Когда Рыскинд уже после войны приезжал в Москву, он иногда останавливался у нас. Но если задерживался где-нибудь у друзей позже полуночи, то стеснялся приходить поздно, и шел в синагогу или на Центральный телеграф, и там проводил ночь. Утром рано он первым становился в очередь в молочную и уже в восемь утра появлялся у нас с бутылками молока и кефира для Лиды. Так происходило, когда он ночевал в синагоге, которая была довольно близко от нашего дома. Если же ему удобнее было ночевать в здании телеграфа, он поднимался на его ступени и провожавших его друзей радушно приглашал прийти к нему наутро завтракать.
Как-то Рыскинд рассказал мне, что был в гостях у режиссера Пырьева и, напившись, зашел в спальню к Марине Ладыниной, жене Пырьева, увидел на туалетном столике большой флакон французского одеколона и выпил его. В знак протеста против обеспеченных людей, что ли?
Смерть Олеши сильно подкосила Рыскинда. Казалось, без Олеши он не мог существовать: ходил как потерянный, говорил только о нем. Пить водку как будто перестал. И вдруг — инсульт! А после болезни врачи признали размягчение левого полушария мозга и сказали, что процесс необратим. Я навещала Вениамина Наумовича в больнице и затем у его дяди, а через некоторое время узнала, что он переселился снова в Ильинское, где раньше снимал комнату. Понять что-нибудь в этой болезни было нельзя: полная апатия — он целыми днями лежал на кровати не раздеваясь. Однако, когда я приезжала его навестить и мы с ним гуляли или когда он изредка приезжал в Москву ко мне или к Ольге Густавовне, вдове Олеши, в нем можно было еще узнать прежнего Рыскинда. Но уже не по тому потоку остроумия, который был свойственен ему раньше, а по отдельным репликам. Я часто говорила с ним о том, чтобы он написал воспоминания о Бабеле и об Олеше. Он со мной соглашался, обещал написать, но ничего не делал. Пробовала я писать ему письма, чтобы побудить его написать ответ, но он ни разу так и не написал, хотя моим письмам очень радовался.

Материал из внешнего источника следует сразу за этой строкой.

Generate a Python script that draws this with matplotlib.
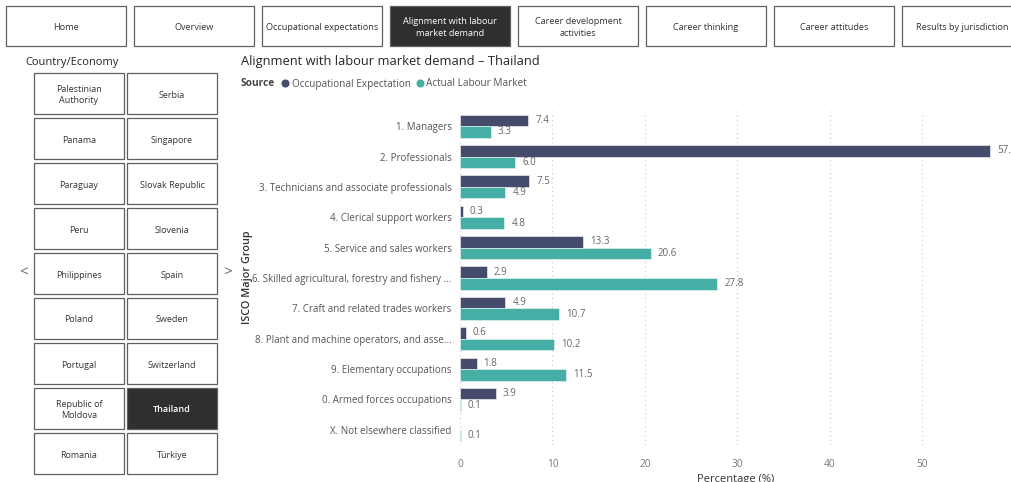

Когда хозяйка в Ильинском отказалась сдавать ему комнату, которую оплачивали все мы, его друзья, его взял к себе многодетный писатель Ржешевский (кажется, так), живший в Ильинском постоянно. И мы были спокойны за Рыскинда, поскольку все же он был в семье и как-то общался с детьми. Все деньги, которые мы продолжали собирать, складываясь по десять рублей, мы передавали Ржешевскому.
Так прошло несколько лет, но болезнь Рыскинда прогрессировала, и надо было выхлопотать для него пенсию и устроить в дом инвалидов. С этим было немало трудностей, так как у Рыскинда, кроме паспорта и свидетельства о рождении, не было никаких документов: ни трудовой книжки, ни справок, ничего. И если бы не настойчивость писателя и сценариста Иосифа Прута, вряд ли бы что-нибудь вышло. Пенсию дали мизерную, дом инвалидов не из лучших, но большего добиться было невозможно.